Tuesday, October 26, 2010

Bean Bowls.

We have these weekly. Everyone loves them and looks forward to them. Huh.... who knew they were so easy to please.

Bean Bowls

1 bag of dried pinto/black beans (black beans are our fav.)
3 c dried brown rice

here are some of the toppings we like: shredded lettuce, pico de gallo, guacamole, green onions, jalapenos, banana peppers, sour cream, cheese, salsa and cilantro. Of course not all at once.

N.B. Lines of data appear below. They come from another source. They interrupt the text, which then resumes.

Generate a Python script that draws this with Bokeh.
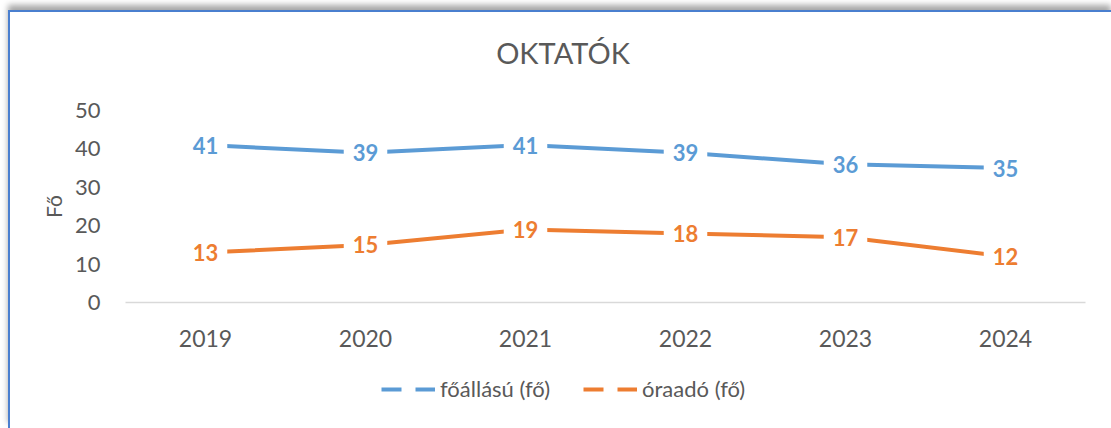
from bokeh.plotting import figure
from bokeh.layouts import column
from bokeh.models import FactorRange, Range1d, Legend, LegendItem, FixedTicker, Div
from bokeh.core.properties import value
from bokeh.embed import file_html
from bokeh.resources import INLINE

years = ["2019", "2020", "2021", "2022", "2023", "2024"]
foallasu = [41, 39, 41, 39, 36, 35]
oraado = [13, 15, 19, 18, 17, 12]
y_ticks = [0, 10, 20, 30, 40, 50]
title_text = "OKTATÓK"

BLUE = "#5B9BD5"
ORANGE = "#ED7D31"
GRAY = "#595959"
FONT = "Lato"

title_div = Div(text=('<div style="width:1101px;height:60px;box-sizing:border-box;'
                      'padding:23px 0 0 5px;text-align:center;line-height:36px;'
                      'font-family:Lato;font-size:29px;color:#595959;">'
                      + title_text + '</div>'),
                width=1101, height=60, margin=0)

p = figure(width=1101, height=300, x_range=FactorRange(*years, range_padding=0),
           y_range=Range1d(0, 50), output_backend="svg", toolbar_location=None,
           min_border_left=115, min_border_right=26, min_border_top=38, min_border_bottom=70)

p.outline_line_color = None
p.xgrid.visible = False
p.ygrid.visible = False

xa = p.xaxis[0]
xa.axis_line_color = "#D9D9D9"
xa.axis_line_width = 1.5
xa.major_tick_line_color = None
xa.minor_tick_line_color = None
xa.major_label_standoff = 21
xa.major_label_text_font = FONT
xa.major_label_text_font_size = "23px"
xa.major_label_text_color = GRAY

ya = p.yaxis[0]
ya.ticker = FixedTicker(ticks=y_ticks)
ya.axis_line_color = None
ya.major_tick_line_color = None
ya.minor_tick_line_color = None
ya.major_label_standoff = 19
ya.major_label_text_font = FONT
ya.major_label_text_font_size = "22px"
ya.major_label_text_color = GRAY
ya.axis_label = "Fő"
ya.axis_label_standoff = 6
ya.axis_label_text_font = FONT
ya.axis_label_text_font_size = "21px"
ya.axis_label_text_font_style = "normal"
ya.axis_label_text_color = GRAY

for vals, col in ((foallasu, BLUE), (oraado, ORANGE)):
    p.line(x=years, y=vals, line_color=col, line_width=4)
    p.text(x=years, y=vals, text=[str(v) for v in vals], text_align="center",
           text_baseline="middle", text_font=value(FONT), text_font_style="bold",
           text_font_size="22px", text_color=col, background_fill_color="white",
           padding=9)

# legend strip (proxy lines lie outside the strip's visible range)
p2 = figure(width=1101, height=56, x_range=Range1d(0, 1), y_range=Range1d(0, 1),
            output_backend="svg", toolbar_location=None,
            min_border=0, min_border_left=0, min_border_right=0,
            min_border_top=0, min_border_bottom=0)
p2.axis.visible = False
p2.grid.visible = False
p2.outline_line_color = None

lb = p2.line(x=[-5, -4], y=[-5, -4], line_color=BLUE, line_width=4, line_dash="20 14")
lo = p2.line(x=[-5, -4], y=[-5, -4], line_color=ORANGE, line_width=4, line_dash="20 14")

legend = Legend(items=[LegendItem(label="főállású (fő)", renderers=[lb]),
                       LegendItem(label="óraadó (fő)", renderers=[lo])],
                orientation="horizontal", location=(256, 26),
                glyph_width=54, glyph_height=20, label_standoff=5, spacing=33,
                padding=0, margin=0, border_line_color=None, background_fill_color=None,
                label_text_font=FONT, label_text_font_size="22px", label_text_color=GRAY)
p2.add_layout(legend, "center")

layout = column(title_div, p, p2, spacing=0, margin=(10, 0, 0, 8),
                styles={"border-top": "2px solid #4A7FCF", "border-left": "2px solid #4A7FCF",
                        "box-shadow": "0px -5px 6px rgba(0,0,0,0.35)",
                        "background-color": "white"})

open("out.html", "w").write(file_html(layout, INLINE))
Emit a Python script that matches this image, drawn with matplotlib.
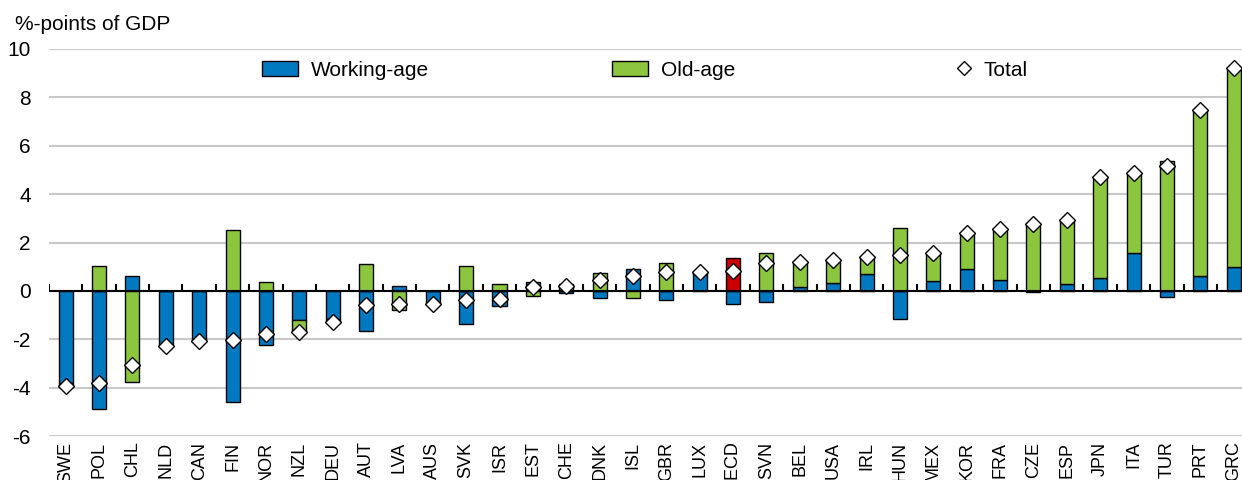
import matplotlib.pyplot as plt
import numpy as np
from matplotlib.patches import Patch
from matplotlib.lines import Line2D

# data (%-points of GDP)
countries = ["SWE", "POL", "CHL", "NLD", "CAN", "FIN", "NOR", "NZL", "DEU", "AUT", "LVA", "AUS",
             "SVK", "ISR", "EST", "CHE", "DNK", "ISL", "GBR", "LUX", "OECD", "SVN", "BEL", "USA",
             "IRL", "HUN", "MEX", "KOR", "FRA", "CZE", "ESP", "JPN", "ITA", "TUR", "PRT", "GRC"]
working_age = [-3.80, -4.89, 0.63, -2.25, -2.08, -4.58, -2.22, -1.22, -1.15, -1.67, 0.22, -0.52,
               -1.39, -0.62, 0.35, -0.07, -0.29, 0.91, -0.39, 0.68, -0.55, -0.45, 0.17, 0.32,
               0.70, -1.16, 0.39, 0.90, 0.43, -0.03, 0.28, 0.52, 1.56, -0.26, 0.62, 1.00]
old_age = [-0.15, 1.04, -3.77, 0.0, 0.0, 2.51, 0.38, -0.47, -0.12, 1.10, -0.78, 0.0,
           1.02, 0.29, -0.20, 0.27, 0.74, -0.30, 1.14, 0.10, 1.36, 1.57, 1.02, 0.92,
           0.72, 2.59, 1.17, 1.48, 2.12, 2.80, 2.65, 4.20, 3.33, 5.39, 6.86, 8.20]
total = [-3.95, -3.82, -3.08, -2.26, -2.08, -2.04, -1.78, -1.71, -1.29, -0.58, -0.55, -0.54,
         -0.37, -0.34, 0.17, 0.20, 0.44, 0.61, 0.77, 0.80, 0.83, 1.16, 1.20, 1.27,
         1.42, 1.47, 1.56, 2.38, 2.55, 2.77, 2.93, 4.72, 4.89, 5.17, 7.48, 9.20]

blue = "#0079C1"
green = "#8CC63F"
red = "#CC0000"

plt.rcParams["font.family"] = ["Liberation Sans Narrow", "Liberation Sans", "DejaVu Sans"]
plt.rcParams["font.size"] = 15
plt.rcParams["axes.unicode_minus"] = False

fig = plt.figure(figsize=(12.42, 4.8), dpi=100)
ax = fig.add_axes([49 / 1242, 44 / 480, 1193 / 1242, 387 / 480])

x = np.arange(len(countries))
wa = np.array(working_age)
oa = np.array(old_age)
w = 0.42

# stack: working-age nearest zero, old-age after, positive and negative separately
oa_bottom = np.where(np.sign(oa) == np.sign(wa), wa, 0)
oa_colors = [red if c == "OECD" else green for c in countries]

ax.bar(x, wa, w, color=blue, edgecolor="black", linewidth=1, zorder=3)
ax.bar(x, oa, w, bottom=oa_bottom, color=oa_colors, edgecolor="black", linewidth=1, zorder=3)
ax.plot(x, total, "D", color="white", markeredgecolor="black", markersize=8.5,
        markeredgewidth=1, linestyle="none", zorder=5)

ax.set_ylim(-6, 10)
ax.set_xlim(-0.5, 35.25)
ax.set_yticks(np.arange(-6, 11, 2))
ax.yaxis.grid(True, color="#C8C8C8", linewidth=1.5, zorder=0)
ax.set_axisbelow(True)
for s in ax.spines.values():
    s.set_visible(False)

# zero line with little category ticks pointing up
ax.axhline(0, color="black", linewidth=1.5, zorder=4)
ax.vlines(np.arange(-0.5, len(countries), 1), 0, 0.27, color="black", linewidth=1.5, zorder=4)

ax.set_xticks(x)
ax.set_xticklabels(countries, rotation=90, va="top", fontsize=13)
ax.tick_params(axis="x", length=0, pad=4)
ax.tick_params(axis="y", length=0, pad=13)

fig.text(15 / 1242, 1 - 25 / 480, "%-points of GDP", va="center", ha="left", fontsize=15)

# three separate legend entries, placed like the original
entries = [
    (Patch(facecolor=blue, edgecolor="black"), "Working-age", 262, 1.75),
    (Patch(facecolor=green, edgecolor="black"), "Old-age", 612, 1.75),
    (Line2D([], [], marker="D", color="white", markeredgecolor="black",
            markersize=7, linestyle="none"), "Total", 958, 0.6),
]
legs = []
for h, lab, px, hl in entries:
    leg = ax.legend([h], [lab], frameon=False, loc="center left",
                    bbox_to_anchor=((px - 49) / 1193, 1 - 21 / 387),
                    handlelength=hl, handleheight=0.7, handletextpad=0.6,
                    borderpad=0, borderaxespad=0)
    legs.append(leg)
# the last one stays as ax.legend_, so only the earlier ones are added by hand
for leg in legs[:-1]:
    ax.add_artist(leg)

fig.savefig("out.png", dpi=100)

So I soak the beans in my crock pot overnight with 2T lemon juice to break down the phytic acid. Then when ever we get up the next morning I turn the crock pot on high. Let them cook until approx. 30 min-1hr before you need them. Right before you get your beans out start your brown rice. I throw all of mine into a rice maker (Thanks Cameron), which makes it so easy! When you are ready, drain the beans and put 1/2 in your kitchen aid. Add enough water, salt, pepper, cumin and lime juice (approx. 1-2tsp.) to taste, if you are using the black beans I add a splash of olive oil. A little trick we learned from a yummy Mexican restaurant here. Turn mixer on to a number where the beans aren't covering your kitchen walls but mixing nicely. Add more water if needed, you want it to be smooth like refried beans. Pour into bowl. Copy with the second half of beans. Get your toppings ready. Serve like a "taco" bar, beans then rice then toppings, with organic corn chips (regular ones are GMO'd). Easy peasy. Enjoy.